((

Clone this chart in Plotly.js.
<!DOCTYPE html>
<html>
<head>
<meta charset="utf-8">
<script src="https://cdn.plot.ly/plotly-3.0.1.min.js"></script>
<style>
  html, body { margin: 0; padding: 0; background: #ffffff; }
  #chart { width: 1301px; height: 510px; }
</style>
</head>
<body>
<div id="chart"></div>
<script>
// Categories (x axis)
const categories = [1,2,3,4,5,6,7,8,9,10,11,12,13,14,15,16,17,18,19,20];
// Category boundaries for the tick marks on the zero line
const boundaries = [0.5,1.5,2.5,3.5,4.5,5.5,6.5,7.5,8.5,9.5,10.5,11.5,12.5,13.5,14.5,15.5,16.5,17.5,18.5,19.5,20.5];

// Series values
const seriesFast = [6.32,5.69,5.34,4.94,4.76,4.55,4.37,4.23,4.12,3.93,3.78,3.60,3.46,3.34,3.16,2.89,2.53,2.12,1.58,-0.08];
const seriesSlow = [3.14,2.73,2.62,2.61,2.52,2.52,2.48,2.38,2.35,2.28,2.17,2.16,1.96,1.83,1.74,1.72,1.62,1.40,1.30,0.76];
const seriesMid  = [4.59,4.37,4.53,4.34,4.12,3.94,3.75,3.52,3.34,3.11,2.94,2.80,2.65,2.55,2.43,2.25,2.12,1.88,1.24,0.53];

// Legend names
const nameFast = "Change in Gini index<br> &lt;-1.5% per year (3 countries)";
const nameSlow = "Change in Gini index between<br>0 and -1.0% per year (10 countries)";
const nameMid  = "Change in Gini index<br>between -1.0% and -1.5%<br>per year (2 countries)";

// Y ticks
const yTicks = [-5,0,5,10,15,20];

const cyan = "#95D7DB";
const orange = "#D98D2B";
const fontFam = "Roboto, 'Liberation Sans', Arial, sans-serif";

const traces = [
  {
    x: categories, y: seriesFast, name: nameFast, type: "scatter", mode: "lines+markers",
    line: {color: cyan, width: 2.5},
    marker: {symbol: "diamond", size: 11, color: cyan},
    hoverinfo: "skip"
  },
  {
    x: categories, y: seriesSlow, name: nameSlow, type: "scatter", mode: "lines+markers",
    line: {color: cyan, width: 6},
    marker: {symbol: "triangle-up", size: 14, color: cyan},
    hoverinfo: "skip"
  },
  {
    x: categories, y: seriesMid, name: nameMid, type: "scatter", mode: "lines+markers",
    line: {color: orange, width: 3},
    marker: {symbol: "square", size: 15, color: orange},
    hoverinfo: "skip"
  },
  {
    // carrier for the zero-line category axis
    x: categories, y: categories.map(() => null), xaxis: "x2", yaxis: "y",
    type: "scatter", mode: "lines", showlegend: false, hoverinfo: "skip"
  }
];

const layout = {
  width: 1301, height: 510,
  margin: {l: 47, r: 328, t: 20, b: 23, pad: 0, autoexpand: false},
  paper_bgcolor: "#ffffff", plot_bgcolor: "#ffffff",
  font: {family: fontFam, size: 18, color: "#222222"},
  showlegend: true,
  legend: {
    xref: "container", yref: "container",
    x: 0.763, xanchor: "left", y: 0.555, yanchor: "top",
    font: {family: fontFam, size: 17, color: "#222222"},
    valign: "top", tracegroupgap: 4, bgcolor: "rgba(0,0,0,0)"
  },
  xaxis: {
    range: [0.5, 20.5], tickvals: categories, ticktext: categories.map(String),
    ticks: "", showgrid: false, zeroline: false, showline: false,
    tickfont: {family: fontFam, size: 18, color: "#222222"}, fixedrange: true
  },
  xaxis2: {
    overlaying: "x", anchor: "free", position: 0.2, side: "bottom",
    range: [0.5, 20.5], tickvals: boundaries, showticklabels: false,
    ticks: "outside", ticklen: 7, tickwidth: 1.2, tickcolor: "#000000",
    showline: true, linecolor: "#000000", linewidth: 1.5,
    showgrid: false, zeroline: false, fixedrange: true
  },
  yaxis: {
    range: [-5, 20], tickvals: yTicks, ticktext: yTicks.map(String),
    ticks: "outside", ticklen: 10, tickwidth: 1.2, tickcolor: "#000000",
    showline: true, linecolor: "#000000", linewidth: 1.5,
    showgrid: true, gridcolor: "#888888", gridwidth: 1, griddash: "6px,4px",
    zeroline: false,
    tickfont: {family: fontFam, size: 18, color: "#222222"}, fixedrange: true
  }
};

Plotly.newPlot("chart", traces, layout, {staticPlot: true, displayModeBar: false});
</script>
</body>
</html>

))

# Work to be completed
Copy out all of the data exactly, leaving nothing out.

# Answer below
Clone this chart in Plotly.js.
<!DOCTYPE html>
<html>
<head>
<meta charset="utf-8">
<script src="https://cdn.plot.ly/plotly-3.0.1.min.js"></script>
<style>
  html, body { margin: 0; padding: 0; background: #ffffff; }
  #chart { width: 1301px; height: 510px; }
</style>
</head>
<body>
<div id="chart"></div>
<script>
// Categories (x axis)
const categories = [1,2,3,4,5,6,7,8,9,10,11,12,13,14,15,16,17,18,19,20];
// Category boundaries for the tick marks on the zero line
const boundaries = [0.5,1.5,2.5,3.5,4.5,5.5,6.5,7.5,8.5,9.5,10.5,11.5,12.5,13.5,14.5,15.5,16.5,17.5,18.5,19.5,20.5];

// Series values
const seriesFast = [6.32,5.69,5.34,4.94,4.76,4.55,4.37,4.23,4.12,3.93,3.78,3.60,3.46,3.34,3.16,2.89,2.53,2.12,1.58,-0.08];
const seriesSlow = [3.14,2.73,2.62,2.61,2.52,2.52,2.48,2.38,2.35,2.28,2.17,2.16,1.96,1.83,1.74,1.72,1.62,1.40,1.30,0.76];
const seriesMid  = [4.59,4.37,4.53,4.34,4.12,3.94,3.75,3.52,3.34,3.11,2.94,2.80,2.65,2.55,2.43,2.25,2.12,1.88,1.24,0.53];

// Legend names
const nameFast = "Change in Gini index<br> &lt;-1.5% per year (3 countries)";
const nameSlow = "Change in Gini index between<br>0 and -1.0% per year (10 countries)";
const nameMid  = "Change in Gini index<br>between -1.0% and -1.5%<br>per year (2 countries)";

// Y ticks
const yTicks = [-5,0,5,10,15,20];

const cyan = "#95D7DB";
const orange = "#D98D2B";
const fontFam = "Roboto, 'Liberation Sans', Arial, sans-serif";

const traces = [
  {
    x: categories, y: seriesFast, name: nameFast, type: "scatter", mode: "lines+markers",
    line: {color: cyan, width: 2.5},
    marker: {symbol: "diamond", size: 11, color: cyan},
    hoverinfo: "skip"
  },
  {
    x: categories, y: seriesSlow, name: nameSlow, type: "scatter", mode: "lines+markers",
    line: {color: cyan, width: 6},
    marker: {symbol: "triangle-up", size: 14, color: cyan},
    hoverinfo: "skip"
  },
  {
    x: categories, y: seriesMid, name: nameMid, type: "scatter", mode: "lines+markers",
    line: {color: orange, width: 3},
    marker: {symbol: "square", size: 15, color: orange},
    hoverinfo: "skip"
  },
  {
    // carrier for the zero-line category axis
    x: categories, y: categories.map(() => null), xaxis: "x2", yaxis: "y",
    type: "scatter", mode: "lines", showlegend: false, hoverinfo: "skip"
  }
];

const layout = {
  width: 1301, height: 510,
  margin: {l: 47, r: 328, t: 20, b: 23, pad: 0, autoexpand: false},
  paper_bgcolor: "#ffffff", plot_bgcolor: "#ffffff",
  font: {family: fontFam, size: 18, color: "#222222"},
  showlegend: true,
  legend: {
    xref: "container", yref: "container",
    x: 0.763, xanchor: "left", y: 0.555, yanchor: "top",
    font: {family: fontFam, size: 17, color: "#222222"},
    valign: "top", tracegroupgap: 4, bgcolor: "rgba(0,0,0,0)"
  },
  xaxis: {
    range: [0.5, 20.5], tickvals: categories, ticktext: categories.map(String),
    ticks: "", showgrid: false, zeroline: false, showline: false,
    tickfont: {family: fontFam, size: 18, color: "#222222"}, fixedrange: true
  },
  xaxis2: {
    overlaying: "x", anchor: "free", position: 0.2, side: "bottom",
    range: [0.5, 20.5], tickvals: boundaries, showticklabels: false,
    ticks: "outside", ticklen: 7, tickwidth: 1.2, tickcolor: "#000000",
    showline: true, linecolor: "#000000", linewidth: 1.5,
    showgrid: false, zeroline: false, fixedrange: true
  },
  yaxis: {
    range: [-5, 20], tickvals: yTicks, ticktext: yTicks.map(String),
    ticks: "outside", ticklen: 10, tickwidth: 1.2, tickcolor: "#000000",
    showline: true, linecolor: "#000000", linewidth: 1.5,
    showgrid: true, gridcolor: "#888888", gridwidth: 1, griddash: "6px,4px",
    zeroline: false,
    tickfont: {family: fontFam, size: 18, color: "#222222"}, fixedrange: true
  }
};

Plotly.newPlot("chart", traces, layout, {staticPlot: true, displayModeBar: false});
</script>
</body>
</html>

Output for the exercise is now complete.